Era inevitável. Toda a gente perceberá que à esquerda competiria isto mesmo: agitar, pedir eleições, querê-las. Mal feito fora, a esquerda remeter-se ao silêncio sepulcral de quem não se revê como alternativa. A esquerda exerceu o seu direito de pressão, como a direita o exerceu. Legitimamente. Se não se podem exercer pressões sobre o mais alto magistrado da nação, então, eu quero, desde já, deixar de fazer urgências à noite, quando não disponho de nenhum conselheiro e estou cansado demais para decidir sozinho! O jogo político (eu gosto mais de futebol, apesar de tudo, como sabem) permite este tipo de pressões porque se rege por um barómetro de duas escalas: com raras excepções, em cada político, há um fura-vidas em "full-time" e um estadista em potência; e o seu comportamento depende, quase só, de estar em velocidade de cruzeiro ou... acelerado por nós. Isto mede-se em escalas diferentes, como é bom de ver, por muito que me ceguem as poeiras da miopia.

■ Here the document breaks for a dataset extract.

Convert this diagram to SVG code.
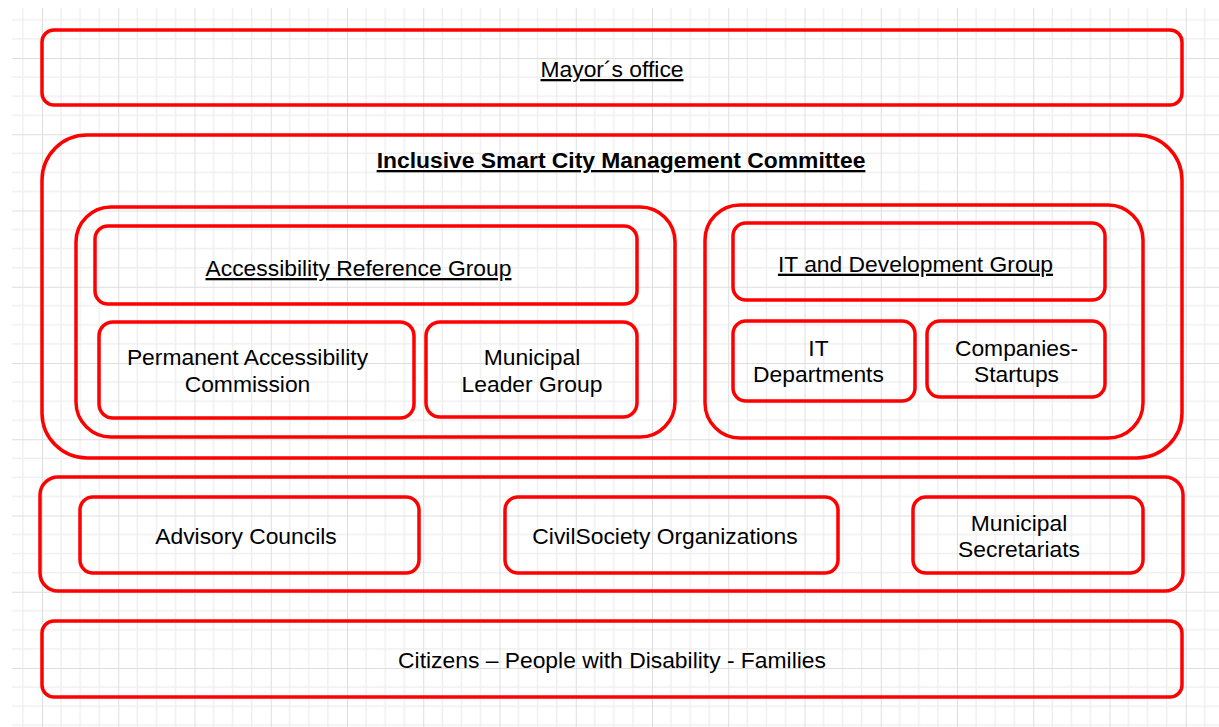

4 – Ferro Rodrigues é um homem de quem gosto. Muito a sério. Mereceu-me sempre credibilidade, respeito. Gostei sempre de pessoas genuínas, capazes de se deixarem trair por emoções sem deixarem de ser firmes. Tem carácter. Tem força, mesmo quando parece estar a ser fraco. A fraqueza dos outros, se apontada, não passa de reflexo no nosso espelho. A gente é que finge não notar essas "torpezas", para não precisar de fluoxetina por enquanto. É o nome genérico dum anti-depressivo.

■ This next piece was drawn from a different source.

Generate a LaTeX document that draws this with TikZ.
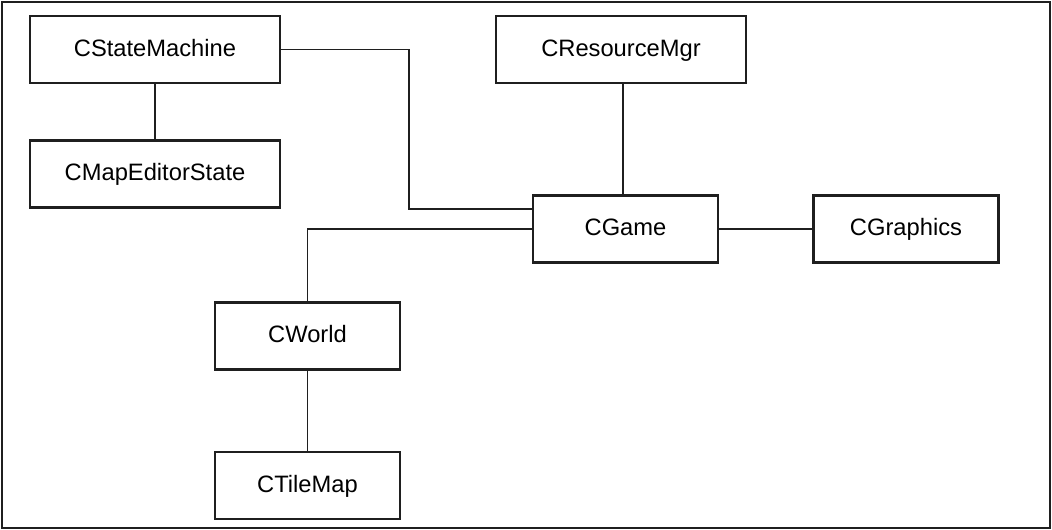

Desde que cometeu o crime de lesa-pequena-lógica de obrigar o PSD a coligar-se com 5(?)% (será tanto? vamos saber se não será menos que isto, dentro de dois anos) dos portugueses para poder governar-nos, Ferro Rodrigues tem demonstrado traços de carácter que me agradam muito. E não era fácil, naquela altura, conseguir minorar os estragos da demissão de António Guterres, explorada até ao tutano do vilipêndio pelos “estilistas” contratados do comentário. Este homem de bem, Ferro Rodrigues, um dos que me parece reger-se por barómetro duma escala só (riam-se, é fácil o gáudio quando alguém assim se expõe!), tem obrigação de se sufragar em Congresso, mesmo que agora lhe pareça que não quer. Isto não é só por si, é por muita gente. Resista. É fácil à direita gozar consigo porque você expõe-se tanto que se vê quase todo e eles estão habituados a ter de adivinhar para conseguir ver. Não ligue, acalme-se. Prepare-se. Estude. Vá à luta, homem! Isto não deixou de ser consigo, a gente ainda está a olhar para si! Vá lá afrontar as carrilhadas e outros folclores, que há gente que continua a gostar de si, mesmo sem ter tido tempo para lhe ouvir o discurso todo de demissão ferida.

5 – Bonita e entristecida polémica, no Tugir. Gente boa que está triste e discute só por isso. E discute bem, que discutir é bom.